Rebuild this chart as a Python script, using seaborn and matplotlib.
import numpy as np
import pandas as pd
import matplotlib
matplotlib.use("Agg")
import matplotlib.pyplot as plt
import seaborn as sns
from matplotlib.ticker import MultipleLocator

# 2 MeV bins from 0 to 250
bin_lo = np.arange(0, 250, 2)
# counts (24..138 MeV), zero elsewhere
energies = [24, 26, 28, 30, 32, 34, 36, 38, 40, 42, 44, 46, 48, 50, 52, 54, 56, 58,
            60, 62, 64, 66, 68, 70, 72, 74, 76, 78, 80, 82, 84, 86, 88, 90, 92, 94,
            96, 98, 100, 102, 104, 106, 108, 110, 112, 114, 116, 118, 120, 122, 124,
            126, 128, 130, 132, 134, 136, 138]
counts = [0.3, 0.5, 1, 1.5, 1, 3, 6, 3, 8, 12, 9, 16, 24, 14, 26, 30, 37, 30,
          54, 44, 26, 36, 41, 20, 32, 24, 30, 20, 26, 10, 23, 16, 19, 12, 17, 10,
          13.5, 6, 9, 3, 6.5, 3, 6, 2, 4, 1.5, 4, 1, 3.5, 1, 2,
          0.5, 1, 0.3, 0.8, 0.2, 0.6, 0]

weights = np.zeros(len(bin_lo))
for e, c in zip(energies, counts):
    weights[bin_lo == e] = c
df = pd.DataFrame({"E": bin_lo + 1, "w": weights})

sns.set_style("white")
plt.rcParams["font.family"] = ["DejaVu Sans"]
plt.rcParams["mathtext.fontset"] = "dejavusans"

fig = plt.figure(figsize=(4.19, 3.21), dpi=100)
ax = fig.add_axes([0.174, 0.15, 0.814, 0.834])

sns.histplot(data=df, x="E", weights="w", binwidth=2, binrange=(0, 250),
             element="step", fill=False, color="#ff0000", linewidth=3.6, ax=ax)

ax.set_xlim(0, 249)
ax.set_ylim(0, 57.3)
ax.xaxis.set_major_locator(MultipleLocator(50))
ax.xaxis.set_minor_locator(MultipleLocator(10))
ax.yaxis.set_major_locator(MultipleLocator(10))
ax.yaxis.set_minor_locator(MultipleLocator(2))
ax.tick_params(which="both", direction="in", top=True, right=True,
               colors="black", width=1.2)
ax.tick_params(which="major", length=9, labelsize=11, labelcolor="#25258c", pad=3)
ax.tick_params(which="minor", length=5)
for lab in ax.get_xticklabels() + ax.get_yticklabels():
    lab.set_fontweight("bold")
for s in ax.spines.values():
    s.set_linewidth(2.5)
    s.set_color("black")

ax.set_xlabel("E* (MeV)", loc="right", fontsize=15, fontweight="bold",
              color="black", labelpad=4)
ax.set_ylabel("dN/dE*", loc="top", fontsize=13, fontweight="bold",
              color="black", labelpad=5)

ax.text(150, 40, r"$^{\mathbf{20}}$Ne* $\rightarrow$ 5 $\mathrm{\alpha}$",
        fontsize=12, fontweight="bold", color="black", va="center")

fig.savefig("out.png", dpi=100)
# # # # #
What you have to do: Set down, exactly as written, each line of the data from its opening line through the one containing "from matplotlib.ticker import MultipleLocator". Output nothing more.

Solution for this problem:
Rebuild this chart as a Python script, using seaborn and matplotlib.
import numpy as np
import pandas as pd
import matplotlib
matplotlib.use("Agg")
import matplotlib.pyplot as plt
import seaborn as sns
from matplotlib.ticker import MultipleLocator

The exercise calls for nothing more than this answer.